Groupies, Band Aids, musician muses — whichever term they chose to identify with in the ‘70, I imagine they would all agree on these frames. These are the modern-day “I live and die for music”, It-girl / It-boy shades. Its narrow, angular silhouette baits your gaze, a perfect framing of the eyes. Yet lightly dyed lenses with slight transparency cloud them in a haze.
These are not idle objects. They have strict expectations, “Draw attention without appearing to want it,” you could command them. Or “give an air of accessible mystery.” These shades are a survival tool; a necessity to stand out amongst the throngs of screaming fans, if you choose to use them as such. But apart from being a means of subconscious influence, the frame at its core is a versatile style choice — both unconventional and effortless. A piece, I imagine, that would be a staple in any groupie’s wardrobe arsenal.
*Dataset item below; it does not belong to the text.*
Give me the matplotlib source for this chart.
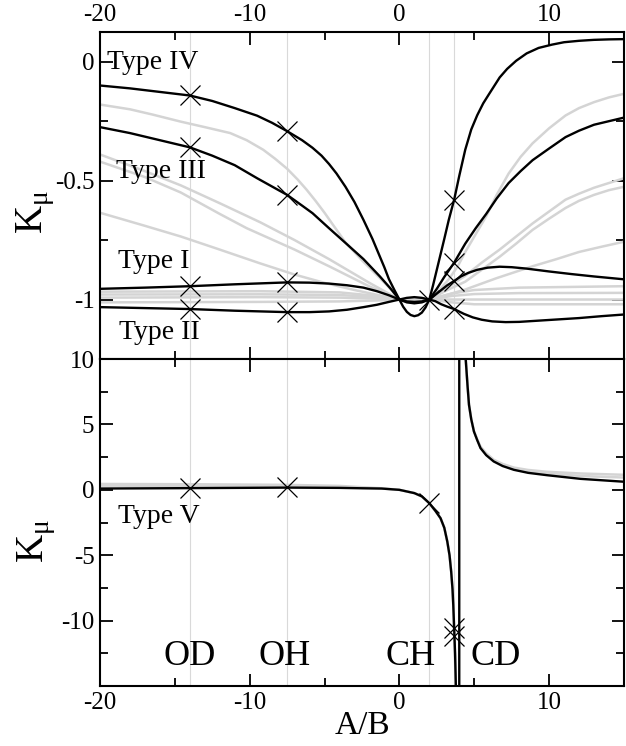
import matplotlib
matplotlib.use("Agg")
import matplotlib.pyplot as plt
from matplotlib.ticker import MultipleLocator

plt.rcParams['font.family'] = ['Liberation Serif', 'DejaVu Serif']
plt.rcParams['mathtext.fontset'] = 'custom'
plt.rcParams['mathtext.rm'] = 'Liberation Serif'
plt.rcParams['axes.unicode_minus'] = False

# positions of the marked systems (A/B)
x_od, x_oh, x_ch, x_cd = -14.0, -7.5, 2.0, 3.66
site_labels = ['OD', 'OH', 'CH', 'CD']
site_label_x = [-14.0, -7.7, 0.75, 6.45]

# ---- top panel, black curves ----
x_t4 = [-20, -18, -16, -14, -12.5, -11, -9.5, -8.5, -7.5, -6.5, -5.8, -5.2, -4.7, -4.2, -3.6,
        -3.0, -2.4, -1.8, -1.3, -1.0, -0.7, -0.35, 0, 0.25, 0.5, 0.75, 1.0, 1.25, 1.5, 1.75,
        2.0, 2.25, 2.5, 2.75, 3.0, 3.3, 3.66, 4.0, 4.4, 4.8, 5.2, 5.6, 6.0, 6.7, 7.2, 7.8,
        8.5, 9.3, 10.2, 11, 12, 13, 14, 15]
y_t4 = [-0.100, -0.112, -0.127, -0.142, -0.165, -0.195, -0.227, -0.257, -0.292, -0.33, -0.362,
        -0.395, -0.43, -0.47, -0.526, -0.59, -0.665, -0.745, -0.82, -0.865, -0.914, -0.958,
        -1.0, -1.03, -1.052, -1.065, -1.07, -1.066, -1.055, -1.033, -1.0, -0.94, -0.875,
        -0.81, -0.745, -0.665, -0.58, -0.48, -0.37, -0.285, -0.225, -0.175, -0.135, -0.066,
        -0.03, 0.004, 0.035, 0.058, 0.072, 0.082, 0.088, 0.092, 0.094, 0.095]

x_t3 = [-20, -18, -16, -14, -12.5, -11, -9.5, -8.5, -7.5, -6.5, -5.8, -4.7, -3.6, -2.4, -1.3,
        -0.6, 0, 0.5, 1.0, 1.5, 2.0, 2.5, 3.0, 3.66, 4.4, 5.1, 5.8, 6.5, 7.3, 8.1, 8.9, 10,
        11.1, 12, 13, 14, 15]
y_t3 = [-0.275, -0.3, -0.33, -0.36, -0.395, -0.435, -0.49, -0.525, -0.56, -0.605, -0.637, -0.7,
        -0.762, -0.83, -0.903, -0.953, -1.0, -1.012, -1.016, -1.012, -1.0, -0.955, -0.905,
        -0.845, -0.765, -0.7, -0.64, -0.575, -0.51, -0.46, -0.414, -0.365, -0.317, -0.29,
        -0.265, -0.25, -0.235]

x_t1 = [-20, -17, -14, -11, -7.5, -6, -4.7, -3.5, -2.4, -1.5, -0.7, 0, 0.5, 1.0, 1.5, 2.0,
        2.4, 2.8, 3.2, 3.66, 4.1, 4.6, 5.2, 5.9, 6.7, 7.5, 8.5, 10, 11.5, 13, 15]
y_t1 = [-0.955, -0.95, -0.944, -0.936, -0.928, -0.929, -0.933, -0.94, -0.95, -0.965, -0.982,
        -1.0, -0.993, -0.99, -0.993, -1.0, -0.98, -0.96, -0.94, -0.922, -0.903, -0.888,
        -0.875, -0.866, -0.862, -0.864, -0.87, -0.882, -0.893, -0.903, -0.915]

x_t2 = [-20, -17, -14, -11, -7.5, -6, -4.7, -3.5, -2.4, -1.5, -0.7, 0, 0.5, 1.0, 1.5, 2.0,
        2.4, 2.8, 3.2, 3.66, 4.3, 4.9, 5.5, 6.2, 7.1, 8, 9, 10.5, 12, 13.5, 15]
y_t2 = [-1.032, -1.036, -1.04, -1.047, -1.053, -1.053, -1.05, -1.043, -1.032, -1.022, -1.01,
        -1.0, -1.008, -1.01, -1.008, -1.0, -1.007, -1.02, -1.03, -1.04, -1.06, -1.075, -1.085,
        -1.092, -1.095, -1.094, -1.09, -1.084, -1.078, -1.07, -1.063]

# ---- top panel, gray curves ----
x_ga = [-20, -18, -16.5, -14.6, -13, -11.3, -10.2, -9.1, -8.3, -7.5, -6.8, -6.2, -5.6, -5.0,
        -4.5, -3.6, -2.5, -1.3, -0.6, 0, 1, 2, 2.6, 3.3, 3.9, 4.4, 5.1, 5.8, 6.5, 7.3, 8.1,
        8.9, 10, 11.1, 12, 13, 14, 15]
y_ga = [-0.18, -0.2, -0.222, -0.252, -0.275, -0.30, -0.33, -0.37, -0.408, -0.45, -0.495,
        -0.538, -0.585, -0.635, -0.68, -0.76, -0.835, -0.91, -0.955, -1.0, -1.008, -1.0,
        -0.965, -0.915, -0.86, -0.8, -0.725, -0.65, -0.56, -0.47, -0.4, -0.343, -0.28,
        -0.226, -0.195, -0.17, -0.15, -0.135]

x_gb = [-20, -17, -14.6, -12, -9.3, -7, -4.7, -2, -1, 0, 1, 2, 3.2, 4.4, 5.5, 6.7, 7.8, 8.9,
        10, 11.1, 12, 13, 14, 15]
y_gb = [-0.39, -0.46, -0.52, -0.595, -0.675, -0.75, -0.83, -0.93, -0.965, -1.0, -1.006, -1.0,
        -0.95, -0.9, -0.845, -0.79, -0.735, -0.68, -0.63, -0.58, -0.555, -0.53, -0.51, -0.49]

x_gc = [-20, -17, -14.6, -12, -10.2, -7, -4.7, -2, -1, 0, 1, 2, 3.2, 4.4, 5.5, 6.7, 7.8, 8.9,
        10, 11.1, 12, 13, 14, 15]
y_gc = [-0.42, -0.485, -0.55, -0.64, -0.70, -0.79, -0.86, -0.945, -0.972, -1.0, -1.006, -1.0,
        -0.96, -0.925, -0.875, -0.82, -0.765, -0.707, -0.66, -0.615, -0.585, -0.56, -0.54,
        -0.526]

x_gd = [-20, -17, -14.6, -12, -9.3, -7, -5, -3, -1.5, 0, 1, 2, 3.2, 4.4, 6.5, 8.9, 10.5, 12,
        13.5, 15]
y_gd = [-0.635, -0.69, -0.735, -0.79, -0.848, -0.895, -0.93, -0.96, -0.98, -1.0, -1.004, -1.0,
        -0.98, -0.958, -0.91, -0.86, -0.83, -0.8, -0.778, -0.757]

x_gflat = [-20, -9.3, -4, -1.5, 0, 1, 2, 3.5, 5, 8, 15]
y_ge = [-0.967, -0.965, -0.97, -0.985, -1.0, -1.0, -1.0, -0.975, -0.96, -0.95, -0.944]
y_gf = [-0.979, -0.978, -0.981, -0.99, -1.0, -1.002, -1.0, -0.985, -0.977, -0.973, -0.972]
y_gg = [-0.992, -0.99, -0.992, -0.996, -1.0, -1.004, -1.0, -1.0, -1.0, -1.0, -1.0]
y_gh = [-1.012, -1.01, -1.008, -1.004, -1.0, -1.006, -1.0, -1.012, -1.02, -1.02, -1.02]

# crosses, top panel
cross_top_x = [x_od, x_od, x_od, x_od, x_oh, x_oh, x_oh, x_oh, x_ch,
               x_cd, x_cd, x_cd, x_cd]
cross_top_y = [-0.142, -0.36, -0.944, -1.04, -0.292, -0.56, -0.928, -1.053, -1.0,
               -0.58, -0.845, -0.922, -1.04]

# ---- bottom panel (Type V) ----
x_t5 = [-20, -14, -7.5, -4, -2.5, -1.2, 0, 1, 1.5, 2.0, 2.4, 2.75, 3.0, 3.2, 3.35, 3.46,
        3.55, 3.6, 3.66, 3.72, 3.77, 3.8, 4.0, 4.0, 4.3, 4.36, 4.43, 4.55, 4.65, 4.8, 4.98,
        5.2, 5.42, 5.8, 6.3, 6.9, 7.65, 8.6, 9.86, 12.1, 15]
y_t5 = [0.1, 0.13, 0.17, 0.15, 0.12, 0.1, 0.0, -0.25, -0.5, -1.02, -1.6, -2.17, -2.9, -3.95,
        -5.0, -6.25, -7.6, -8.8, -10.6, -12.5, -14.9, -16, -16, 16, 16, 12, 10.0, 8.0, 6.5,
        5.4, 4.46, 3.8, 3.19, 2.65, 2.17, 1.82, 1.53, 1.3, 1.12, 0.84, 0.62]

x_g5 = [-20, -14, -7.5, -4, -2.5, -1.2, 0, 1, 1.5, 2.0, 2.4, 2.75, 3.0, 3.2, 3.35, 3.46,
        3.55, 3.6, 3.66, 3.72, 3.77, 3.8]
y_g5a = [0.45, 0.43, 0.38, 0.3, 0.2, 0.12, 0.0, -0.25, -0.5, -1.02, -1.6, -2.17, -2.9, -3.95,
         -5.0, -6.25, -7.6, -8.8, -11.2, -13.0, -15.2, -16]
y_g5b = [0.32, 0.3, 0.28, 0.22, 0.15, 0.1, 0.0, -0.25, -0.5, -1.02, -1.6, -2.17, -2.9, -3.95,
         -5.0, -6.25, -7.6, -8.8, -10.9, -12.7, -15.0, -16]
x_g5r = [4.36, 4.43, 4.55, 4.65, 4.8, 4.98, 5.2, 5.42, 5.8, 6.3, 6.9, 7.65, 8.6, 9.86, 12.1, 15]
y_g5ra = [12, 10.0, 8.0, 6.5, 5.4, 4.5, 3.85, 3.3, 2.8, 2.3, 1.98, 1.7, 1.52, 1.38, 1.25, 1.15]
y_g5rb = [12, 10.0, 8.0, 6.5, 5.4, 4.48, 3.82, 3.25, 2.72, 2.25, 1.9, 1.62, 1.42, 1.25, 1.06, 0.94]

cross_bot_x = [x_od, x_oh, x_ch, x_cd, x_cd]
cross_bot_y = [0.13, 0.19, -1.02, -10.6, -11.2]

BLACK = 'black'
GRAY = '#d4d4d4'
VGRAY = '#d9d9d9'

fig = plt.figure(figsize=(6.26, 7.46), dpi=100)
ax1 = fig.add_axes([0.1597, 0.5188, 0.837, 0.4383])
ax2 = fig.add_axes([0.1597, 0.0804, 0.837, 0.4383])

for ax in (ax1, ax2):
    for xv in (x_od, x_oh, x_ch, x_cd):
        ax.axvline(xv, color=VGRAY, lw=0.8, zorder=1)

# top panel
for xs, ys in [(x_ga, y_ga), (x_gb, y_gb), (x_gc, y_gc), (x_gd, y_gd),
               (x_gflat, y_ge), (x_gflat, y_gf), (x_gflat, y_gg), (x_gflat, y_gh)]:
    ax1.plot(xs, ys, color=GRAY, lw=1.8, zorder=2)
for xs, ys in [(x_t4, y_t4), (x_t3, y_t3), (x_t1, y_t1), (x_t2, y_t2)]:
    ax1.plot(xs, ys, color=BLACK, lw=1.7, zorder=3)
ax1.plot(cross_top_x, cross_top_y, ls='none', marker='x', ms=14, mew=0.9,
         color=BLACK, zorder=4)

ax1.text(-19.5, -0.03, 'Type IV', fontsize=20)
ax1.text(-18.9, -0.49, 'Type III', fontsize=20)
ax1.text(-18.8, -0.866, 'Type I', fontsize=20)
ax1.text(-18.7, -1.165, 'Type II', fontsize=20)

ax1.set_xlim(-20, 15)
ax1.set_ylim(-1.25, 0.125)
ax1.set_yticks([0, -0.5, -1])
ax1.set_yticklabels(['0', '-0.5', '-1'])
ax1.yaxis.set_minor_locator(MultipleLocator(0.25))

# bottom panel
ax2.plot(x_g5, y_g5a, color=GRAY, lw=1.8, zorder=2)
ax2.plot(x_g5, y_g5b, color=GRAY, lw=1.8, zorder=2)
ax2.plot(x_g5r, y_g5ra, color=GRAY, lw=1.8, zorder=2)
ax2.plot(x_g5r, y_g5rb, color=GRAY, lw=1.8, zorder=2)
ax2.plot(x_t5, y_t5, color=BLACK, lw=1.7, zorder=3)
ax2.plot(cross_bot_x, cross_bot_y, ls='none', marker='x', ms=14, mew=0.9,
         color=BLACK, zorder=4)

ax2.text(-18.8, -2.5, 'Type V', fontsize=20)
for lab, lx in zip(site_labels, site_label_x):
    ax2.text(lx, -13.4, lab, fontsize=26, ha='center', va='baseline')

ax2.set_xlim(-20, 15)
ax2.set_ylim(-15, 10)
ax2.set_yticks([10, 5, 0, -5, -10])
ax2.yaxis.set_minor_locator(MultipleLocator(2.5))
ax2.set_xlabel('A/B', fontsize=24, labelpad=-2)

for ax in (ax1, ax2):
    ax.xaxis.set_major_locator(MultipleLocator(10))
    ax.xaxis.set_minor_locator(MultipleLocator(5))
    ax.tick_params(which='both', direction='in', top=True, right=True, width=1.3,
                   labelsize=18, pad=4)
    ax.tick_params(which='major', length=9)
    ax.tick_params(which='minor', length=5.5)
    for s in ax.spines.values():
        s.set_linewidth(1.5)

ax1.tick_params(axis='x', labeltop=True, labelbottom=False)
ax2.tick_params(axis='x', labeltop=False, labelbottom=True)

fig.text(0.056, 0.716, r'K$_\mathregular{μ}$', fontsize=28, rotation=90,
         ha='center', va='center')
fig.text(0.057, 0.275, r'K$_\mathregular{μ}$', fontsize=28, rotation=90,
         ha='center', va='center')

fig.savefig('out.png', dpi=100)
Groupies in the ‘70s, they had original style and they broke the rules. That’s the thing with being part of a counterculture. The big, societal rules are already broken, so the fashion ones are easy to defy. While breaking the fashion rules of their era, they unknowingly created the style mantras we live by now: mix vintage with indie brands and DIY pieces, play up a simple outfit with loud accessories, experiment with materials, colors, silhouettes. Its tone is eclectic-whimsy or casual-glam.
The Goldie sunglasses are a modern take on this style aesthetic. It’s delicate, yet bold. Quiet, yet alluring. It’s the perfect final touch to elevate a simple outfit but can also hold its own against a kaleidoscope of textures and accessories. However it's paired, be aware of its very tangible allure.